I giorni passavano e loro lavoravano molto, portavano sulle spalle chili e chili di cemento e dovevano salire centinaia di volte le scale, su e giù per tutto il giorno; non avevano più le forze e il cibo era poco e non nutriente. Mangiavano solo zuppa di verdure e acqua, se trovavano una patata si sentivano potenti come dei Re.
Successivamente Enzo lavorò all’esterno delle miniere  e toglieva i sassi dal carbone, ma poi per punizione fu mandato a lavorare nel sottosuolo.
Un giorno il padre di Enzo cadde a terra per la stanchezza e le SS invece di aiutarlo lo riempirono di calci fino a farlo morire. Enzo non ebbe nemmeno il tempo di salutarlo, il suo ultimo ricordo è il corpo nudo del padre steso a terra sotto una panca. La madre fu la prima a morire ma Enzo non sa in che modo, dato che dopo il loro arrivo la perse di vista. La stessa cosa per la sorella e il cognato.
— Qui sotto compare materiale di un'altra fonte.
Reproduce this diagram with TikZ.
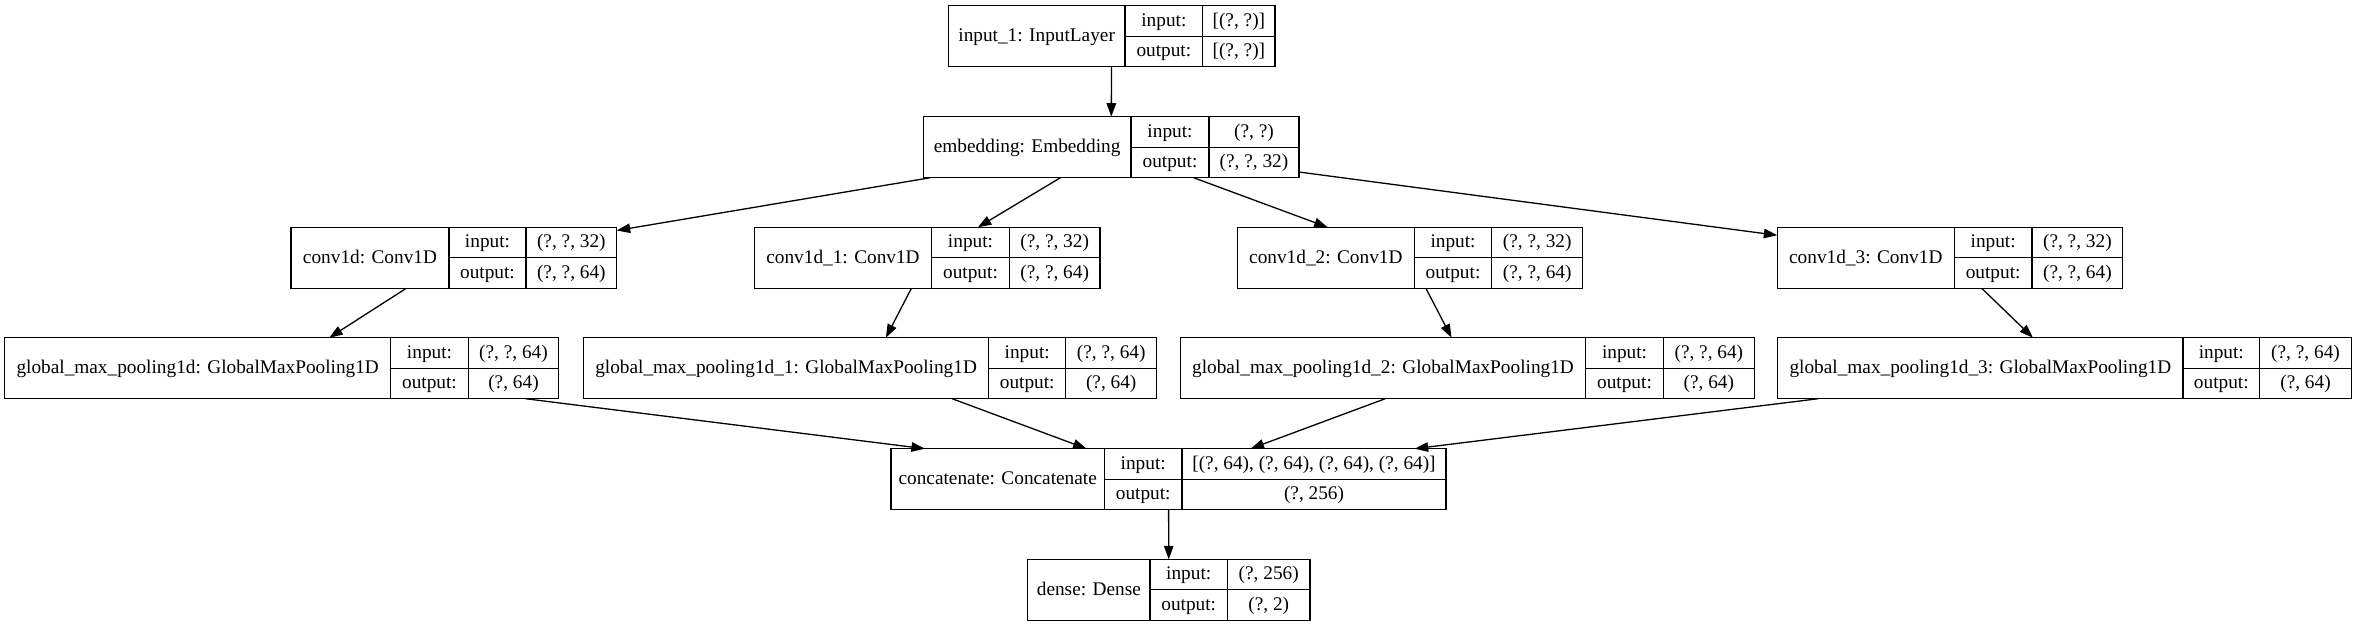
\documentclass[tikz,border=0pt]{standalone}
\usepackage{fontspec}
\setmainfont{Liberation Serif}
\usetikzlibrary{arrows.meta}
% #1 name, #2 left, #3 first divider, #4 second divider, #5 right, #6 top, #7 layer, #8 input, #9 output
\newcommand{\layer}[9]{%
	\node[box, minimum width={(#5-#2)*1bp}] (#1) at ({(#2+#5)/2},{#6+30.5}) {};
	\draw[cell] (#3,#6) -- (#3,{#6+61});
	\draw[cell] (#4,#6) -- (#4,{#6+61});
	\draw[cell] (#3,{#6+30.5}) -- (#5,{#6+30.5});
	\node[txt] at ({(#2+#3)/2},{#6+30.5}) {#7};
	\node[txt] at ({(#3+#4)/2},{#6+15.25}) {input:};
	\node[txt] at ({(#3+#4)/2},{#6+45.75}) {output:};
	\node[txt] at ({(#4+#5)/2},{#6+15.25}) {#8};
	\node[txt] at ({(#4+#5)/2},{#6+45.75}) {#9};
}

\begin{document}
\begin{tikzpicture}[x=1bp, y=-1bp,
		box/.style={draw, line width=1.3bp, inner sep=0pt, outer sep=0pt, minimum height=61bp},
		cell/.style={line width=1.3bp},
		txt/.style={inner sep=0pt, font=\fontsize{19.3bp}{23bp}\selectfont, text height=14.5bp, text depth=3.9bp},
		edge/.style={line width=1.3bp, -{Triangle[length=13.5bp, width=9.5bp]}}]
		%%%%% START %%%%%
		\useasboundingbox (0,0) rectangle (2357,627);
		
		\layer{input}{948.3}{1125}{1202.7}{1275}{5.7}{input\_1: InputLayer}{[(?, ?)]}{[(?, ?)]}
		\layer{emb}{923.3}{1131}{1209}{1299}{116.7}{embedding: Embedding}{(?, ?)}{(?, ?, 32)}
		
		\layer{conv0}{291}{449}{526}{616.7}{227.3}{conv1d: Conv1D}{(?, ?, 32)}{(?, ?, 64)}
		\layer{conv1}{754.3}{931.7}{1009.3}{1100}{227.3}{conv1d\_1: Conv1D}{(?, ?, 32)}{(?, ?, 64)}
		\layer{conv2}{1237.4}{1414.3}{1491.7}{1582.7}{227.3}{conv1d\_2: Conv1D}{(?, ?, 32)}{(?, ?, 64)}
		\layer{conv3}{1777.3}{1954.3}{2032}{2122.7}{227.3}{conv1d\_3: Conv1D}{(?, ?, 32)}{(?, ?, 64)}
		
		\layer{pool0}{4.7}{390.7}{468.3}{558.7}{337.7}{global\_max\_pooling1d: GlobalMaxPooling1D}{(?, ?, 64)}{(?, 64)}
		\layer{pool1}{583.5}{988.7}{1065.7}{1156.7}{337.7}{global\_max\_pooling1d\_1: GlobalMaxPooling1D}{(?, ?, 64)}{(?, 64)}
		\layer{pool2}{1180.5}{1585.5}{1663.5}{1754.2}{337.7}{global\_max\_pooling1d\_2: GlobalMaxPooling1D}{(?, ?, 64)}{(?, 64)}
		\layer{pool3}{1777.7}{2183}{2259.6}{2351.4}{337.7}{global\_max\_pooling1d\_3: GlobalMaxPooling1D}{(?, ?, 64)}{(?, 64)}
		
		\layer{concat}{891}{1104.4}{1182}{1446}{448.7}{concatenate: Concatenate}{[(?, 64), (?, 64), (?, 64), (?, 64)]}{(?, 256)}
		\layer{dense}{1027.7}{1150}{1227.4}{1310}{559.3}{dense: Dense}{(?, 256)}{(?, 2)}
		
		\draw[edge] (input) -- (emb);
		
		\draw[edge] (emb) -- (conv0);
		\draw[edge] (emb) -- (conv1);
		\draw[edge] (emb) -- (conv2);
		\draw[edge] (emb) -- (conv3);
		
		\draw[edge] (conv0) -- (pool0);
		\draw[edge] (conv1) -- (pool1);
		\draw[edge] (conv2) -- (pool2);
		\draw[edge] (conv3) -- (pool3);
		
		\draw[edge] (pool0) -- (concat);
		\draw[edge] (pool1) -- (concat);
		\draw[edge] (pool2) -- (concat);
		\draw[edge] (pool3) -- (concat);
		
		\draw[edge] (concat) -- (dense);
		%%%%% END %%%%%
\end{tikzpicture}
\end{document}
Ogni volta che Enzo tornava a “casa” passava per il magazzino e di nascosto si riempiva i pantaloni di patate e questo lo faceva sentire meno peggio probabilmente, una cosa piccola che riusciva ad aprire un piccolo spiraglio di luce in quelle giornate tenebrose.
Lì ad Auschwitz c’è un prato, un prato verde. Sotto a quel prato ci sono centinaia di morti ricoperti da calce e terra. Dalla morte più brutale ed orribile è nata una giovane vita che ora ci ricorda che da tutte le grandi mostruosità dell’esistenza si può imparare ad andare avanti senza dimenticare. Non c’è futuro senza memoria.
“Cosa ne sarà di noi? Noi non dobbiamo odiare nessuno, dobbiamo imparare a perdonare e a ricordare avvenimenti come questi, solo così potremo andare avanti”
Queste sono le parole con cui Enzo Camerino ha salutato i Giovani per la Pace al termine di questo sabato di memoria.